According to Maria J. Grant and Andrew Booth, "the expansion of evidence-based practice across sectors has lead to an increasing variety of review types."  

Some review types have explicit methods (i.e. systematic reviews) while others have more ambiguous methodologies.  

If you plan to conduct a review of the literature, it is important to determine which type of review is most appropriate for your purposes. This guide contains brief descriptions of common review types in the health and social sciences, as well as resources for more in depth information.

Literature Reviews

A literature review is an account of what has been published by scholars and researchers, on a particular topic. You may be asked to write one as an assignment for class, or you may be writing one as part of the introduction to a research article or dissertation. In writing your literature review, you will identify the theories and previous research which have influenced your topic area. - Dena Bain Taylor

A literature review should:

  • Tell the reader what is known, or not known, about a particular issue/topic/subject
  • Demonstrate your knowledge and understanding of a topic
  • Establish context or background for your argument
  • Help you develop your own ideas and perspective


Scoping Reviews

A scoping review "provides a preliminary assessment of the potential size and scope of available research literature. It aims to identify the nature and extent of research evidence." (Grant & Booth, 2009) These reviews can help determine whether a full systematic review is justified, but do not generally include any quality assessment, so cannot be used to recommend changes in practice or policy.

The Scoping Review Process (Arksey & O'Malley, 2005)

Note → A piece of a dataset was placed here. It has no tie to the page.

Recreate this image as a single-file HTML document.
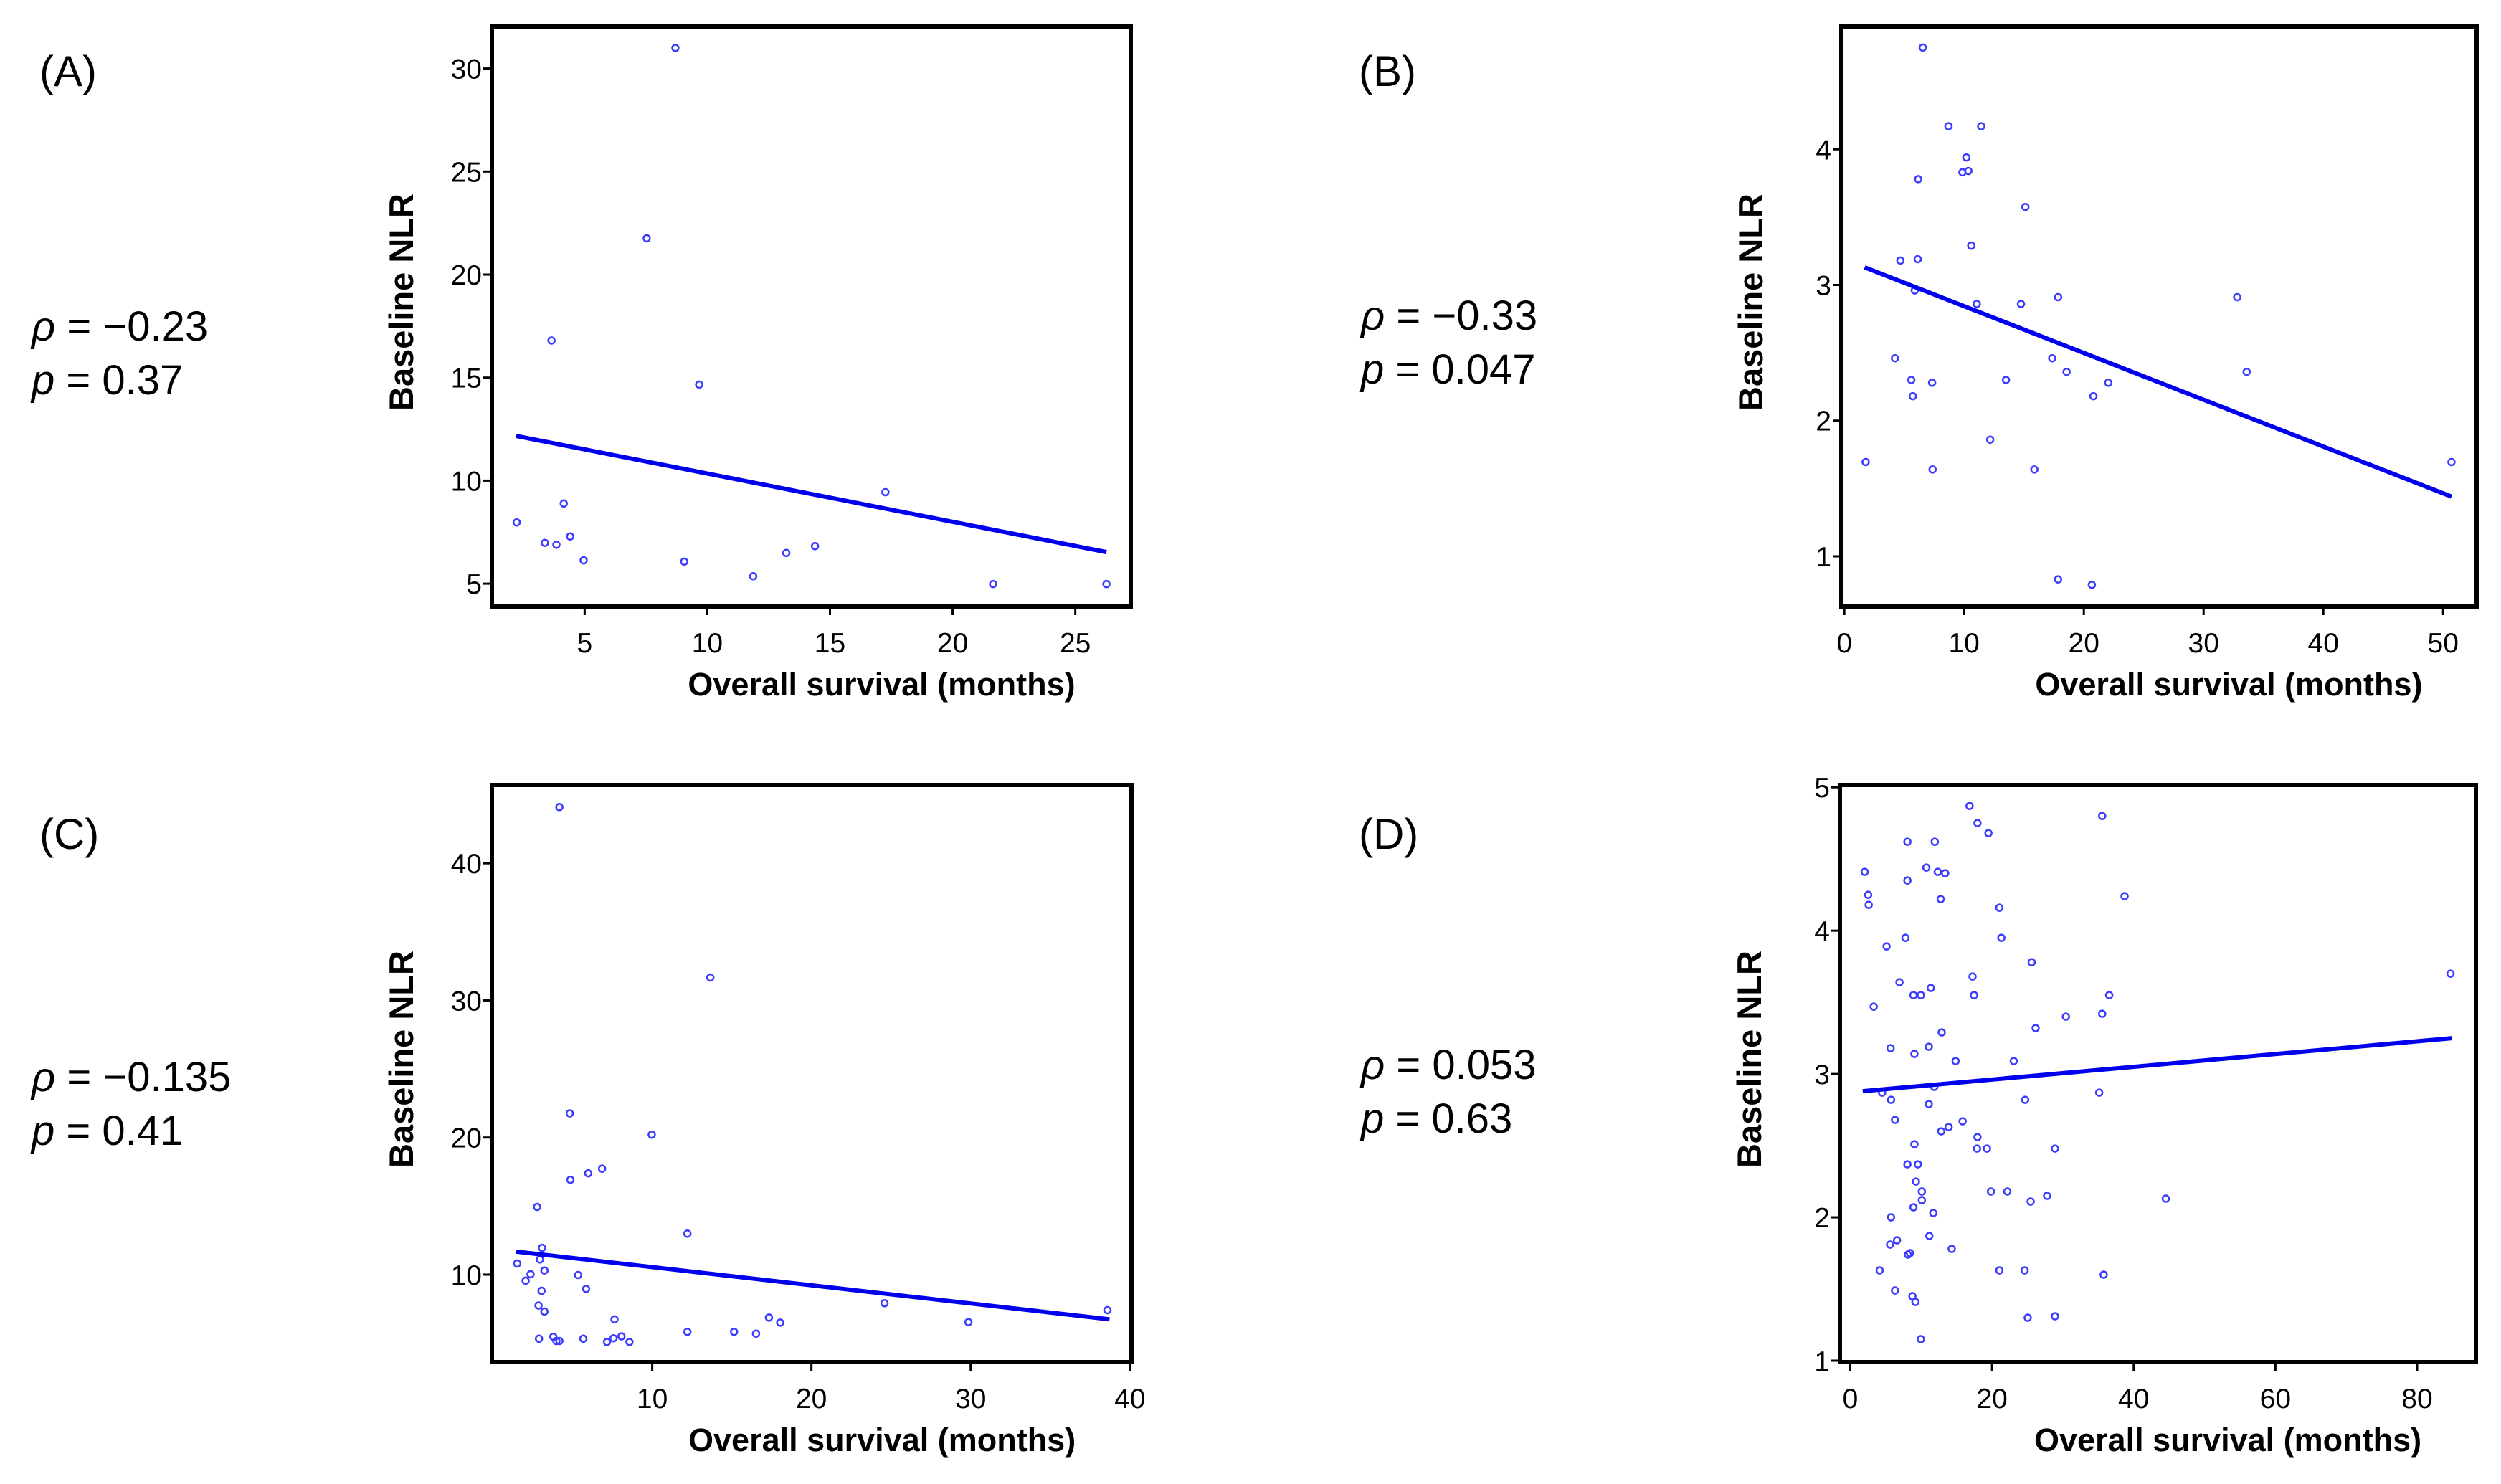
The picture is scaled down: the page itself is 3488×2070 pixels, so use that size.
<!DOCTYPE html>
<html><head><meta charset="utf-8">
<style>
html,body{margin:0;padding:0;background:#fff;}
svg{display:block;font-family:"Liberation Sans",Arial,sans-serif;}
</style></head>
<body>
<svg id="fig" width="3488" height="2070" viewBox="0 0 3488 2070" xmlns="http://www.w3.org/2000/svg">
<rect width="3488" height="2070" fill="#fff"/>
<g fill="#000">
<text x="55" y="120" font-size="60">(A)</text>
<text x="44" y="475" font-size="58"><tspan font-style="italic">ρ</tspan> = −0.23</text>
<text x="44" y="550" font-size="58"><tspan font-style="italic">p</tspan> = 0.37</text>
<text x="1895" y="120" font-size="60">(B)</text>
<text x="1898" y="460" font-size="58"><tspan font-style="italic">ρ</tspan> = −0.33</text>
<text x="1898" y="535" font-size="58"><tspan font-style="italic">p</tspan> = 0.047</text>
<text x="55" y="1184" font-size="60">(C)</text>
<text x="44" y="1522" font-size="58"><tspan font-style="italic">ρ</tspan> = −0.135</text>
<text x="44" y="1597" font-size="58"><tspan font-style="italic">p</tspan> = 0.41</text>
<text x="1895" y="1184" font-size="60">(D)</text>
<text x="1898" y="1505" font-size="58"><tspan font-style="italic">ρ</tspan> = 0.053</text>
<text x="1898" y="1580" font-size="58"><tspan font-style="italic">p</tspan> = 0.63</text>
</g>
</svg>
<script>
// Panel A data
const aX = [2.23,3.38,3.85,3.65,4.15,4.41,4.96,7.53,8.70,9.06,9.67,11.87,13.22,14.39,17.26,21.65,26.27];
const aY = [7.97,6.98,6.89,16.8,8.89,7.29,6.13,21.76,31.0,6.07,14.66,5.36,6.49,6.82,9.44,4.98,4.98];
const aLineX = [2.21,26.27];
const aLineY = [12.17,6.53];
const aXTicks = [5,10,15,20,25];
const aYTicks = [5,10,15,20,25,30];
// Panel B data
const bX = [1.78,4.23,4.68,5.59,5.72,5.88,6.13,6.17,6.55,7.33,7.37,8.70,9.86,10.19,10.36,10.60,11.06,11.43,12.18,13.50,14.75,15.12,15.87,17.36,17.85,17.85,18.56,20.67,20.80,22.04,32.81,33.60,50.70];
const bY = [1.695,2.46,3.18,2.30,2.18,2.96,3.19,3.78,4.75,2.28,1.64,4.17,3.83,3.94,3.84,3.29,2.86,4.17,1.86,2.30,2.86,3.575,1.64,2.46,2.91,0.83,2.36,0.79,2.18,2.28,2.91,2.36,1.695];
const bLineX = [1.70,50.70];
const bLineY = [3.13,1.44];
const bXTicks = [0,10,20,30,40,50];
const bYTicks = [1,2,3,4];
// Panel C data
const cX = [1.52,2.05,2.36,2.77,2.86,2.89,2.95,3.05,3.08,3.23,3.23,3.79,3.98,4.17,4.17,4.82,4.86,5.35,5.67,5.85,5.98,6.85,7.16,7.57,7.63,8.07,8.57,9.97,12.21,12.21,13.65,15.14,16.52,17.33,18.04,24.59,29.86,38.59];
const cY = [10.81,9.56,10.03,14.94,7.75,5.33,11.11,8.82,11.95,7.31,10.30,5.47,5.16,5.16,44.10,21.76,16.92,9.97,5.33,8.96,17.39,17.73,5.09,5.36,6.74,5.50,5.09,20.21,12.99,5.83,31.67,5.83,5.70,6.87,6.50,7.92,6.54,7.41];
const cLineX = [1.46,38.72];
const cLineY = [11.68,6.74];
const cXTicks = [10,20,30,40];
const cYTicks = [10,20,30,40];
// Panel D data
const dX = [2.03,2.52,2.59,3.30,4.14,4.49,5.12,5.68,5.75,5.75,5.61,6.31,6.31,6.59,6.94,7.78,8.06,8.06,8.06,8.13,8.42,8.77,8.91,8.91,9.05,9.05,9.19,9.26,9.54,9.96,9.96,10.10,10.10,10.73,11.08,11.08,11.15,11.36,11.71,11.85,11.92,12.34,12.76,12.83,12.90,13.39,13.88,14.31,14.87,15.85,16.83,17.25,17.46,17.88,17.95,17.95,19.28,19.50,19.85,21.04,21.04,21.32,22.16,23.07,24.61,24.68,25.04,25.46,25.60,26.16,27.77,28.89,28.89,30.43,35.13,35.55,35.55,35.76,36.54,38.71,44.53,84.71];
const dY = [4.41,4.25,4.18,3.47,1.63,2.87,3.89,3.18,2.82,2.00,1.81,2.68,1.49,1.84,3.64,3.95,4.62,4.35,2.37,1.74,1.75,1.45,3.55,2.07,3.14,2.51,1.41,2.25,2.37,3.55,1.15,2.18,2.12,4.44,2.79,3.19,1.87,3.60,2.03,2.91,4.62,4.41,4.22,2.60,3.29,4.40,2.63,1.78,3.09,2.67,4.87,3.68,3.55,2.48,4.75,2.56,2.48,4.68,2.18,4.16,1.63,3.95,2.18,3.09,1.63,2.82,1.30,2.11,3.78,3.32,2.15,2.48,1.31,3.40,2.87,3.42,4.80,1.60,3.55,4.24,2.13,3.70];
const dLineX = [1.75,84.92];
const dLineY = [2.88,3.25];
const dXTicks = [0,20,40,60,80];
const dYTicks = [1,2,3,4,5];

const NS = 'http://www.w3.org/2000/svg';
const svg = document.getElementById('fig');
function mk(tag, attrs, parent){
  const e = document.createElementNS(NS, tag);
  for (const k in attrs) e.setAttribute(k, attrs[k]);
  (parent||svg).appendChild(e);
  return e;
}
function panel(id, box, xd, yd, xs, ys, lx, ly, xt, yt){
  const g = mk('g', {});
  
  
  const sx = v => box.l + (v - xd[0]) / (xd[1] - xd[0]) * (box.r - box.l);
  const sy = v => box.b - (v - yd[0]) / (yd[1] - yd[0]) * (box.b - box.t);
  xt.forEach(t => {
    const x = sx(t);
    const tk = mk('line', {x1:x, x2:x, y1:box.b, y2:box.b+12, stroke:'#000','stroke-width':3}, g);
    
    
    const lb = mk('text', {x:x, y:box.b+64, 'text-anchor':'middle','font-size':39}, g);
    
    
    lb.textContent = t;
  });
  yt.forEach(t => {
    const y = sy(t);
    const tk = mk('line', {x1:box.l-12, x2:box.l, y1:y, y2:y, stroke:'#000','stroke-width':3}, g);
    
    
    const lb = mk('text', {x:box.l-14, y:y+14, 'text-anchor':'end','font-size':39}, g);
    
    
    lb.textContent = t;
  });
  xs.forEach((v,i) => {
    const c = mk('circle', {cx:sx(v), cy:sy(ys[i]), r:4.5, fill:'none', stroke:'#3c3cff','stroke-width':2.5}, g);
    
    
  });
  const ln = mk('line', {x1:sx(lx[0]), y1:sy(ly[0]), x2:sx(lx[1]), y2:sy(ly[1]), stroke:'#0000ee','stroke-width':6}, g);
  
  
  const fr = mk('rect', {x:box.l, y:box.t, width:box.r-box.l, height:box.b-box.t, fill:'none', stroke:'#000','stroke-width':6}, g);
  
  
  const xtl = mk('text', {x:box.l+(box.r-box.l)*0.61, y:box.b+124, 'text-anchor':'middle','font-size':45,'font-weight':'bold'}, g);
  
  
  xtl.textContent = 'Overall survival (months)';
  const yx = box.l - 110, yy = (box.t + box.b) / 2 - 20;
  const ytl = mk('text', {x:yx, y:yy, 'text-anchor':'middle','font-size':47,'font-weight':'bold', transform:'rotate(-90 '+yx+' '+yy+')'}, g);
  
  
  ytl.textContent = 'Baseline NLR';
}
panel('a', {l:686,r:1577,t:37,b:846}, [1.22,27.26], [3.89,32.04], aX, aY, aLineX, aLineY, aXTicks, aYTicks);
panel('b', {l:2568,r:3454,t:37,b:846}, [-0.25,52.8], [0.63,4.905], bX, bY, bLineX, bLineY, bXTicks, bYTicks);
panel('c', {l:686,r:1578,t:1095,b:1900}, [-0.07,40.1], [3.62,45.71], cX, cY, cLineX, cLineY, cXTicks, cYTicks);
panel('d', {l:2566,r:3453,t:1095,b:1900}, [-1.47,88.3], [0.99,5.016], dX, dY, dLineX, dLineY, dXTicks, dYTicks);
</script>
</body></html>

  • Identifying the research question
  • Identifying relevant studies
  • Study selection
  • Charting the data
  • Collating, summarizing, and reporting the results

The scoping review is a highly iterative process. The search process, study selection, and analysis may require several iterations to fully develop the review and get the most useful information.


Rapid Reviews

Rapid reviews aim to be rigorous in their methodology, similar to a systematic review, but set limits on the process in order to shorten the timeframe of review completion (Grant & Booth 2009). Several stages of the review process may be limited, including the scope of the question, the comprehensiveness of the search strategy, or the quality appraisal. The review authors explore the effects these limited methods may have had on the results.